* **Given task**
Nothing after the line with "const xTicksP = [0, 1, 2, 3, 4, 5, 6];" belongs in the copy; extract the lines below from the top through that line, pictures left out.

* **Available data**
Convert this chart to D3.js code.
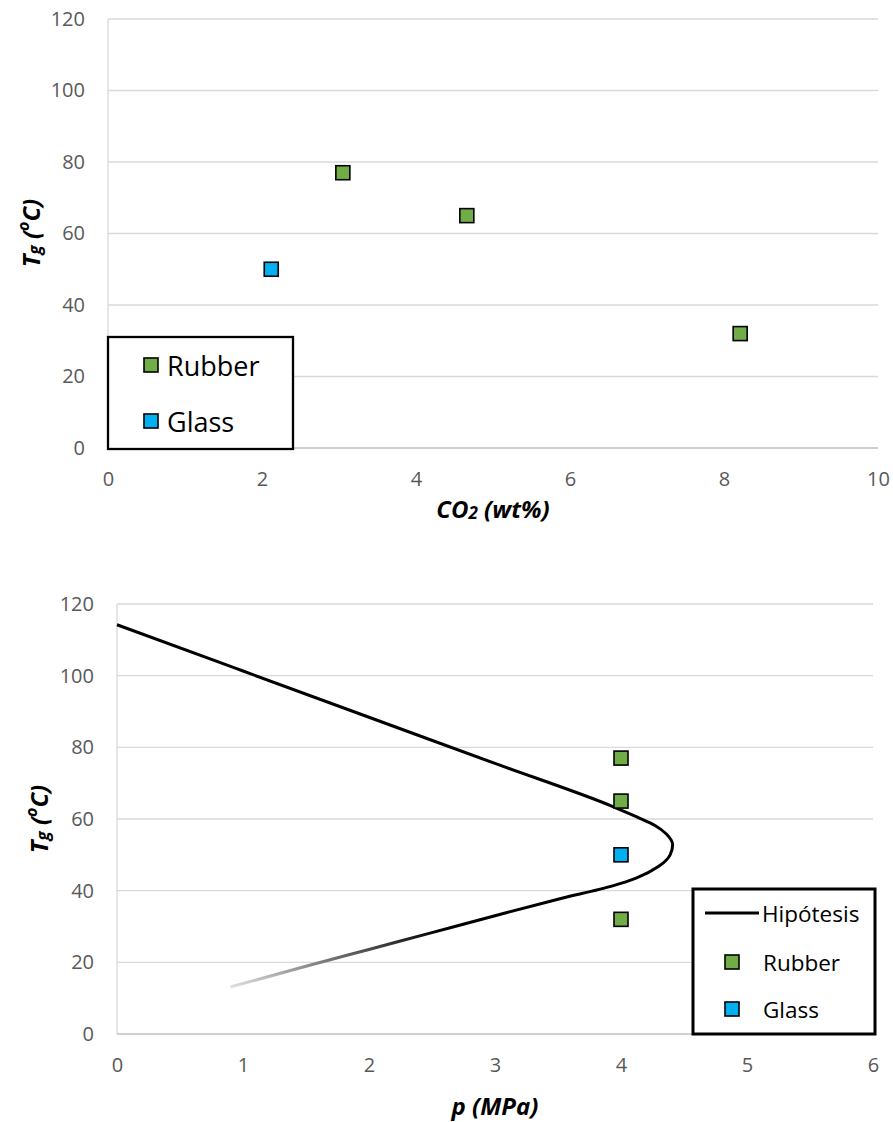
<!DOCTYPE html>
<html>
<head>
<meta charset="utf-8">
<script src="https://cdn.jsdelivr.net/npm/d3@7"></script>
<style>
  html, body { margin: 0; padding: 0; background: #fff; }
  svg { display: block; }
  text { font-family: "Open Sans", "Noto Sans", sans-serif; }
</style>
</head>
<body>
<svg id="chart" width="893" height="1122"></svg>
<script>
// ---------- data ----------
const yTicks = [0, 20, 40, 60, 80, 100, 120];
const xTicksCO2 = [0, 2, 4, 6, 8, 10];
const xTicksP = [0, 1, 2, 3, 4, 5, 6];

// Chart 1: Tg vs CO2
const co2Values = [2.12, 3.05, 4.66, 8.21];
const co2Tg = [50, 77, 65, 32];
const co2Phase = ["Glass", "Rubber", "Rubber", "Rubber"];

// Chart 2: Tg vs p
const pValues = [4, 4, 4, 4];
const pTg = [77, 65, 50, 32];
const pPhase = ["Rubber", "Rubber", "Glass", "Rubber"];

// Hipótesis curve, read along the path (T decreases along it)
const hypP = [0, 1, 2, 3, 3.94, 4.13, 4.27, 4.36, 4.41, 4.39, 4.30, 4.12, 3.94, 3.5, 3.0, 2.5, 2.0, 1.5, 0.9];
const hypT = [114.2, 101.3, 88.4, 75.5, 63.4, 60.5, 58.2, 55.8, 52.8, 50.0, 46.8, 43.5, 41.4, 37.6, 33.0, 28.3, 23.6, 18.9, 13.1];

const phaseColor = { Rubber: "#70AD47", Glass: "#00B0F0" };

// ---------- drawing ----------
const svg = d3.select("#chart");
const gridColor = "#d9d9d9";
const axisColor = "#bfbfbf";
const tickColor = "#595959";
const tickFont = "20px";
const titleFont = "24px";

function drawFrame(cfg) {
  const { x, y, xTicks } = cfg;
  const g = svg.append("g");
  g.selectAll(".grid").data(yTicks.filter(d => d !== 0)).join("line")
    .attr("x1", x.range()[0]).attr("x2", x.range()[1])
    .attr("y1", d => y(d)).attr("y2", d => y(d))
    .attr("stroke", gridColor).attr("stroke-width", 1.3);
  g.append("line").attr("x1", x.range()[0]).attr("x2", x.range()[0])
    .attr("y1", y.range()[0]).attr("y2", y.range()[1])
    .attr("stroke", gridColor).attr("stroke-width", 1.3);
  g.append("line").attr("x1", x.range()[0]).attr("x2", x.range()[1])
    .attr("y1", y(0)).attr("y2", y(0))
    .attr("stroke", axisColor).attr("stroke-width", 1.3);

  const ya = d3.axisLeft(y).tickValues(yTicks).tickSize(0).tickPadding(23);
  const yg = g.append("g").attr("transform", `translate(${x.range()[0]},0)`).call(ya);
  yg.select(".domain").remove();
  yg.selectAll("text").attr("fill", tickColor).style("font-size", tickFont)
    .style("font-family", "'Open Sans', sans-serif");

  const xa = d3.axisBottom(x).tickValues(xTicks).tickSize(0).tickPadding(24).tickFormat(d3.format("d"));
  const xg = g.append("g").attr("transform", `translate(0,${y(0)})`).call(xa);
  xg.select(".domain").remove();
  xg.selectAll("text").attr("fill", tickColor).style("font-size", tickFont)
    .style("font-family", "'Open Sans', sans-serif");
  return g;
}

function yTitle(cx, cy) {
  const t = svg.append("text")
    .attr("transform", `translate(${cx},${cy}) rotate(-90)`)
    .attr("text-anchor", "middle")
    .attr("dominant-baseline", "central")
    .style("font-size", titleFont).style("font-weight", "bold").style("font-style", "italic")
    .attr("fill", "#000");
  t.append("tspan").text("T");
  t.append("tspan").text("g").attr("baseline-shift", "-25%").style("font-size", "17px");
  t.append("tspan").text(" (");
  t.append("tspan").text("o").attr("baseline-shift", "45%").style("font-size", "16px");
  t.append("tspan").text("C)");
}

function markers(g, xs, ys, phases, x, y) {
  const s = 14;
  g.selectAll(null).data(xs.map((v, i) => ({ x: v, y: ys[i], ph: phases[i] }))).join("rect")
    .attr("x", d => x(d.x) - s / 2).attr("y", d => y(d.y) - s / 2)
    .attr("width", s).attr("height", s)
    .attr("fill", d => phaseColor[d.ph])
    .attr("stroke", "#000").attr("stroke-width", 1.6);
}

// ---------- Chart 1 ----------
const x1 = d3.scaleLinear().domain([0, 10]).range([108, 878]);
const y1 = d3.scaleLinear().domain([0, 120]).range([448, 19]);
drawFrame({ x: x1, y: y1, xTicks: xTicksCO2 });
markers(svg.append("g"), co2Values, co2Tg, co2Phase, x1, y1);

{
  const lg = svg.append("g");
  lg.append("rect").attr("x", 108).attr("y", 337).attr("width", 185).attr("height", 112)
    .attr("fill", "#fff").attr("stroke", "#000").attr("stroke-width", 2.3);
  const items = ["Rubber", "Glass"];
  const ly = d3.scalePoint().domain(items).range([365, 421]);
  items.forEach(k => {
    lg.append("rect").attr("x", 151 - 7).attr("y", ly(k) - 7).attr("width", 14).attr("height", 14)
      .attr("fill", phaseColor[k]).attr("stroke", "#000").attr("stroke-width", 1.6);
    lg.append("text").attr("x", 167).attr("y", ly(k)).attr("dominant-baseline", "central")
      .style("font-size", "27px").attr("fill", "#000").text(k);
  });
}

yTitle(30, 233);
{
  const t = svg.append("text").attr("x", 493).attr("y", 508).attr("text-anchor", "middle")
    .attr("dominant-baseline", "central")
    .style("font-size", titleFont).style("font-weight", "bold").style("font-style", "italic");
  t.append("tspan").text("CO");
  t.append("tspan").text("2").attr("baseline-shift", "-25%").style("font-size", "17px");
  t.append("tspan").text(" (wt%)");
}

// ---------- Chart 2 ----------
const x2 = d3.scaleLinear().domain([0, 6]).range([117, 873]);
const y2 = d3.scaleLinear().domain([0, 120]).range([1034, 604]);
drawFrame({ x: x2, y: y2, xTicks: xTicksP });

const defs = svg.append("defs");
const grad = defs.append("linearGradient").attr("id", "fade")
  .attr("gradientUnits", "userSpaceOnUse")
  .attr("x1", 0).attr("x2", 0).attr("y1", y2(29)).attr("y2", y2(13));
grad.append("stop").attr("offset", "0%").attr("stop-color", "#000");
grad.append("stop").attr("offset", "100%").attr("stop-color", "#e2e2e2");

const line2 = d3.line().x(d => x2(d[0])).y(d => y2(d[1])).curve(d3.curveMonotoneY);
const hyp = hypP.map((p, i) => [p, hypT[i]]);
svg.append("path").attr("d", line2(hyp)).attr("fill", "none").attr("stroke", "url(#fade)")
  .attr("stroke-width", 3).attr("stroke-linejoin", "round");

{
  const lg = svg.append("g");
  lg.append("rect").attr("x", 693).attr("y", 889).attr("width", 182).attr("height", 145)
    .attr("fill", "#fff").attr("stroke", "#000").attr("stroke-width", 3);
  lg.append("line").attr("x1", 705).attr("x2", 759).attr("y1", 913).attr("y2", 913)
    .attr("stroke", "#000").attr("stroke-width", 3);
  lg.append("text").attr("x", 762).attr("y", 913).attr("dominant-baseline", "central")
    .style("font-size", "22.5px").text("Hipótesis");
  const items = ["Rubber", "Glass"];
  const ly = d3.scalePoint().domain(items).range([962, 1009]);
  items.forEach(k => {
    lg.append("rect").attr("x", 732 - 7).attr("y", ly(k) - 7).attr("width", 14).attr("height", 14)
      .attr("fill", phaseColor[k]).attr("stroke", "#000").attr("stroke-width", 1.6);
    lg.append("text").attr("x", 763).attr("y", ly(k)).attr("dominant-baseline", "central")
      .style("font-size", "22.5px").text(k);
  });
}

markers(svg.append("g"), pValues, pTg, pPhase, x2, y2);

yTitle(38, 819);
svg.append("text").attr("x", 495).attr("y", 1105).attr("text-anchor", "middle")
  .attr("dominant-baseline", "central")
  .style("font-size", titleFont).style("font-weight", "bold").style("font-style", "italic")
  .text("p (MPa)");
</script>
</body>
</html>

* **Answer for the task**
Convert this chart to D3.js code.
<!DOCTYPE html>
<html>
<head>
<meta charset="utf-8">
<script src="https://cdn.jsdelivr.net/npm/d3@7"></script>
<style>
  html, body { margin: 0; padding: 0; background: #fff; }
  svg { display: block; }
  text { font-family: "Open Sans", "Noto Sans", sans-serif; }
</style>
</head>
<body>
<svg id="chart" width="893" height="1122"></svg>
<script>
// ---------- data ----------
const yTicks = [0, 20, 40, 60, 80, 100, 120];
const xTicksCO2 = [0, 2, 4, 6, 8, 10];
const xTicksP = [0, 1, 2, 3, 4, 5, 6];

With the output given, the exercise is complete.